Leave out the pictures; transcribe all else exactly.

──────

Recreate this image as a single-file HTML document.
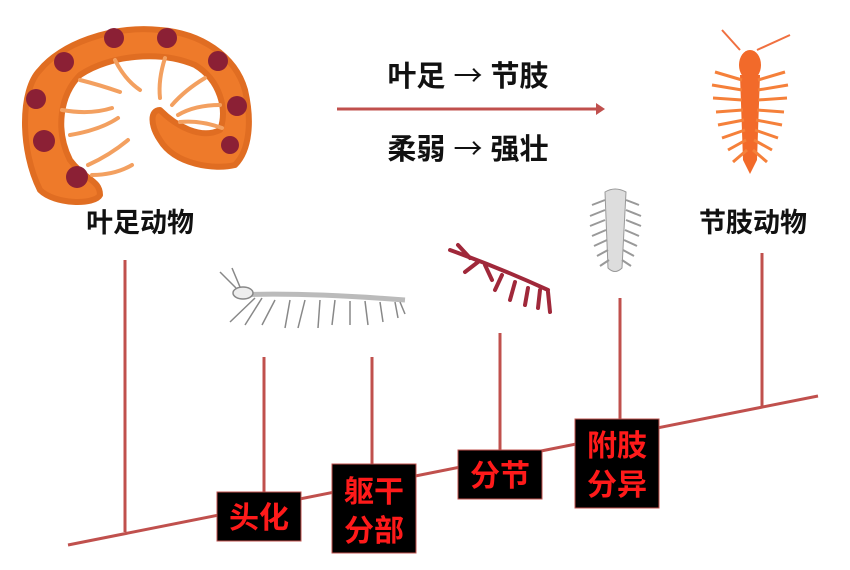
<!DOCTYPE html>
<html><head><meta charset="utf-8"><style>
html,body{margin:0;padding:0;background:#fff;}
svg{display:block}
text{font-family:"Liberation Sans","Noto Sans CJK SC",sans-serif;font-weight:bold;}
.ar{font-family:"Noto Sans CJK SC",sans-serif;font-weight:normal;}
</style></head><body>
<svg width="850" height="570" viewBox="0 0 850 570" xmlns="http://www.w3.org/2000/svg">
<g>
<path d="M40,190 C20,150 20,90 40,70 C60,45 110,25 160,30 C200,33 235,55 245,90 C252,120 250,150 235,165 C215,170 175,165 160,140 C150,125 150,110 160,110 C175,125 200,140 220,130 C228,110 220,80 195,65 C160,50 110,55 80,75 C60,95 55,130 70,160 C85,180 100,180 100,195 C95,205 55,205 40,190 Z" fill="#ee7a2a" stroke="#e06d22" stroke-width="6" stroke-linejoin="round"/>
<g fill="#8b2035">
<circle cx="114" cy="38" r="10"/><circle cx="167" cy="38" r="10"/><circle cx="218" cy="61" r="10"/>
<circle cx="237" cy="106" r="10"/><circle cx="230" cy="145" r="9"/><circle cx="64" cy="62" r="10"/>
<circle cx="36" cy="99" r="10"/><circle cx="44" cy="141" r="11"/><circle cx="77" cy="177" r="11"/>
</g>
<g stroke="#f3a060" stroke-width="4" fill="none" stroke-linecap="round">
<path d="M80,80 Q100,85 120,92"/><path d="M62,110 Q90,115 112,108"/><path d="M70,135 Q100,130 118,118"/>
<path d="M88,165 Q110,155 128,140"/><path d="M92,175 Q115,175 132,165"/><path d="M115,60 Q125,80 140,90"/>
<path d="M165,58 Q158,80 160,98"/><path d="M205,78 Q185,90 172,105"/><path d="M220,105 Q195,105 178,115"/><path d="M222,128 Q200,120 180,122"/>
</g>
</g>
<text x="140" y="232" font-size="27" text-anchor="middle" fill="#111">叶足动物</text>
<text x="468" y="86" font-size="29" text-anchor="middle" fill="#111">叶足 <tspan class="ar">→</tspan> 节肢</text>
<line x1="337" y1="109" x2="598" y2="109" stroke="#c0504d" stroke-width="3"/>
<polygon points="596,103 605,109 596,115" fill="#c0504d"/>
<text x="468" y="159" font-size="29" text-anchor="middle" fill="#111">柔弱 <tspan class="ar">→</tspan> 强壮</text>
<g>
<path d="M740,50 L722,30 M757,50 L790,35" stroke="#f07040" stroke-width="2"/>
<ellipse cx="750" cy="65" rx="11" ry="15" fill="#f26a2a"/>
<path d="M740,75 L760,75 L757,160 L750,174 L743,160 Z" fill="#f26a2a"/>
<g stroke="#f5803a" stroke-width="3" fill="none">
<path d="M742,80 L715,72"/><path d="M742,90 L712,85"/><path d="M742,100 L713,98"/><path d="M743,110 L716,112"/><path d="M744,120 L718,125"/><path d="M745,130 L722,138"/><path d="M746,140 L728,150"/><path d="M747,150 L733,162"/>
<path d="M758,80 L785,72"/><path d="M758,90 L788,85"/><path d="M758,100 L787,98"/><path d="M757,110 L784,112"/><path d="M756,120 L782,125"/><path d="M755,130 L778,138"/><path d="M754,140 L772,150"/><path d="M753,150 L767,162"/>
</g>
</g>
<text x="753" y="232" font-size="27" text-anchor="middle" fill="#111">节肢动物</text>
<g stroke="#888" stroke-width="1.5" fill="none">
<path d="M235,295 Q300,292 405,300" stroke-width="5" stroke="#bbb"/>
<ellipse cx="243" cy="293" rx="10" ry="6" fill="#eee"/>
<path d="M236,288 L220,272 M240,287 L232,268"/>
<path d="M255,298 L230,322 M262,298 L245,325 M275,300 L262,325 M290,300 L285,328 M305,300 L298,328 M320,300 L318,328 M335,300 L332,325 M350,301 L350,325 M365,301 L368,325 M380,302 L383,322 M395,302 L398,318 M400,302 L405,314"/>
</g>
<g stroke="#a0283a" stroke-width="4" fill="none" stroke-linecap="round">
<path d="M450,250 Q500,268 548,290"/>
<path d="M458,245 L470,258 M465,272 L478,262 M485,265 L492,280 M495,290 L502,275 M510,300 L515,282 M525,305 L528,288 M538,308 L540,290 M550,312 L548,292"/>
</g>
<g>
<path d="M605,192 Q615,186 626,192 L622,268 Q615,275 608,268 Z" fill="#ddd" stroke="#999"/>
<g stroke="#999" stroke-width="2">
<path d="M605,200 L592,205 M605,210 L590,216 M605,220 L590,226 M606,230 L592,236 M607,240 L594,246 M608,250 L597,256 M609,260 L600,266"/>
<path d="M626,200 L639,205 M626,210 L641,216 M626,220 L641,226 M625,230 L639,236 M624,240 L637,246 M623,250 L634,256 M622,260 L631,266"/>
</g>
</g>
<g stroke="#c0504d" stroke-width="3" fill="none">
<line x1="68" y1="545" x2="818" y2="396"/>
<line x1="125" y1="260" x2="125" y2="532"/>
<line x1="264" y1="357" x2="264" y2="493"/>
<line x1="372" y1="357" x2="372" y2="465"/>
<line x1="500" y1="333" x2="500" y2="451"/>
<line x1="620" y1="298" x2="620" y2="420"/>
<line x1="762" y1="253" x2="762" y2="407"/>
</g>
<g fill="#000" stroke="#c0504d" stroke-width="1">
<rect x="217" y="492" width="84" height="49"/>
<rect x="332" y="464" width="84" height="89"/>
<rect x="458" y="450" width="84" height="49"/>
<rect x="575" y="419" width="84" height="89"/>
</g>
<g fill="#ff1a1a" font-size="30" text-anchor="middle">
<text x="259" y="528">头化</text>
<text x="374" y="502">躯干</text>
<text x="374" y="541">分部</text>
<text x="500" y="486">分节</text>
<text x="617" y="456">附肢</text>
<text x="617" y="495">分异</text>
</g>
</svg>
</body></html>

──────

→ **Task output**
Recreate this image as a single-file HTML document.
<!DOCTYPE html>
<html><head><meta charset="utf-8"><style>
html,body{margin:0;padding:0;background:#fff;}
svg{display:block}
text{font-family:"Liberation Sans","Noto Sans CJK SC",sans-serif;font-weight:bold;}
.ar{font-family:"Noto Sans CJK SC",sans-serif;font-weight:normal;}
</style></head><body>
<svg width="850" height="570" viewBox="0 0 850 570" xmlns="http://www.w3.org/2000/svg">
<g>
<path d="M40,190 C20,150 20,90 40,70 C60,45 110,25 160,30 C200,33 235,55 245,90 C252,120 250,150 235,165 C215,170 175,165 160,140 C150,125 150,110 160,110 C175,125 200,140 220,130 C228,110 220,80 195,65 C160,50 110,55 80,75 C60,95 55,130 70,160 C85,180 100,180 100,195 C95,205 55,205 40,190 Z" fill="#ee7a2a" stroke="#e06d22" stroke-width="6" stroke-linejoin="round"/>
<g fill="#8b2035">
<circle cx="114" cy="38" r="10"/><circle cx="167" cy="38" r="10"/><circle cx="218" cy="61" r="10"/>
<circle cx="237" cy="106" r="10"/><circle cx="230" cy="145" r="9"/><circle cx="64" cy="62" r="10"/>
<circle cx="36" cy="99" r="10"/><circle cx="44" cy="141" r="11"/><circle cx="77" cy="177" r="11"/>
</g>
<g stroke="#f3a060" stroke-width="4" fill="none" stroke-linecap="round">
<path d="M80,80 Q100,85 120,92"/><path d="M62,110 Q90,115 112,108"/><path d="M70,135 Q100,130 118,118"/>
<path d="M88,165 Q110,155 128,140"/><path d="M92,175 Q115,175 132,165"/><path d="M115,60 Q125,80 140,90"/>
<path d="M165,58 Q158,80 160,98"/><path d="M205,78 Q185,90 172,105"/><path d="M220,105 Q195,105 178,115"/><path d="M222,128 Q200,120 180,122"/>
</g>
</g>
<text x="140" y="232" font-size="27" text-anchor="middle" fill="#111">叶足动物</text>
<text x="468" y="86" font-size="29" text-anchor="middle" fill="#111">叶足 <tspan class="ar">→</tspan> 节肢</text>
<line x1="337" y1="109" x2="598" y2="109" stroke="#c0504d" stroke-width="3"/>
<polygon points="596,103 605,109 596,115" fill="#c0504d"/>
<text x="468" y="159" font-size="29" text-anchor="middle" fill="#111">柔弱 <tspan class="ar">→</tspan> 强壮</text>
<g>
<path d="M740,50 L722,30 M757,50 L790,35" stroke="#f07040" stroke-width="2"/>
<ellipse cx="750" cy="65" rx="11" ry="15" fill="#f26a2a"/>
<path d="M740,75 L760,75 L757,160 L750,174 L743,160 Z" fill="#f26a2a"/>
<g stroke="#f5803a" stroke-width="3" fill="none">
<path d="M742,80 L715,72"/><path d="M742,90 L712,85"/><path d="M742,100 L713,98"/><path d="M743,110 L716,112"/><path d="M744,120 L718,125"/><path d="M745,130 L722,138"/><path d="M746,140 L728,150"/><path d="M747,150 L733,162"/>
<path d="M758,80 L785,72"/><path d="M758,90 L788,85"/><path d="M758,100 L787,98"/><path d="M757,110 L784,112"/><path d="M756,120 L782,125"/><path d="M755,130 L778,138"/><path d="M754,140 L772,150"/><path d="M753,150 L767,162"/>
</g>
</g>
<text x="753" y="232" font-size="27" text-anchor="middle" fill="#111">节肢动物</text>
<g stroke="#888" stroke-width="1.5" fill="none">
<path d="M235,295 Q300,292 405,300" stroke-width="5" stroke="#bbb"/>
<ellipse cx="243" cy="293" rx="10" ry="6" fill="#eee"/>
<path d="M236,288 L220,272 M240,287 L232,268"/>
<path d="M255,298 L230,322 M262,298 L245,325 M275,300 L262,325 M290,300 L285,328 M305,300 L298,328 M320,300 L318,328 M335,300 L332,325 M350,301 L350,325 M365,301 L368,325 M380,302 L383,322 M395,302 L398,318 M400,302 L405,314"/>
</g>
<g stroke="#a0283a" stroke-width="4" fill="none" stroke-linecap="round">
<path d="M450,250 Q500,268 548,290"/>
<path d="M458,245 L470,258 M465,272 L478,262 M485,265 L492,280 M495,290 L502,275 M510,300 L515,282 M525,305 L528,288 M538,308 L540,290 M550,312 L548,292"/>
</g>
<g>
<path d="M605,192 Q615,186 626,192 L622,268 Q615,275 608,268 Z" fill="#ddd" stroke="#999"/>
<g stroke="#999" stroke-width="2">
<path d="M605,200 L592,205 M605,210 L590,216 M605,220 L590,226 M606,230 L592,236 M607,240 L594,246 M608,250 L597,256 M609,260 L600,266"/>
<path d="M626,200 L639,205 M626,210 L641,216 M626,220 L641,226 M625,230 L639,236 M624,240 L637,246 M623,250 L634,256 M622,260 L631,266"/>
</g>
</g>
<g stroke="#c0504d" stroke-width="3" fill="none">
<line x1="68" y1="545" x2="818" y2="396"/>
<line x1="125" y1="260" x2="125" y2="532"/>
<line x1="264" y1="357" x2="264" y2="493"/>
<line x1="372" y1="357" x2="372" y2="465"/>
<line x1="500" y1="333" x2="500" y2="451"/>
<line x1="620" y1="298" x2="620" y2="420"/>
<line x1="762" y1="253" x2="762" y2="407"/>
</g>
<g fill="#000" stroke="#c0504d" stroke-width="1">
<rect x="217" y="492" width="84" height="49"/>
<rect x="332" y="464" width="84" height="89"/>
<rect x="458" y="450" width="84" height="49"/>
<rect x="575" y="419" width="84" height="89"/>
</g>
<g fill="#ff1a1a" font-size="30" text-anchor="middle">
<text x="259" y="528">头化</text>
<text x="374" y="502">躯干</text>
<text x="374" y="541">分部</text>
<text x="500" y="486">分节</text>
<text x="617" y="456">附肢</text>
<text x="617" y="495">分异</text>
</g>
</svg>
</body></html>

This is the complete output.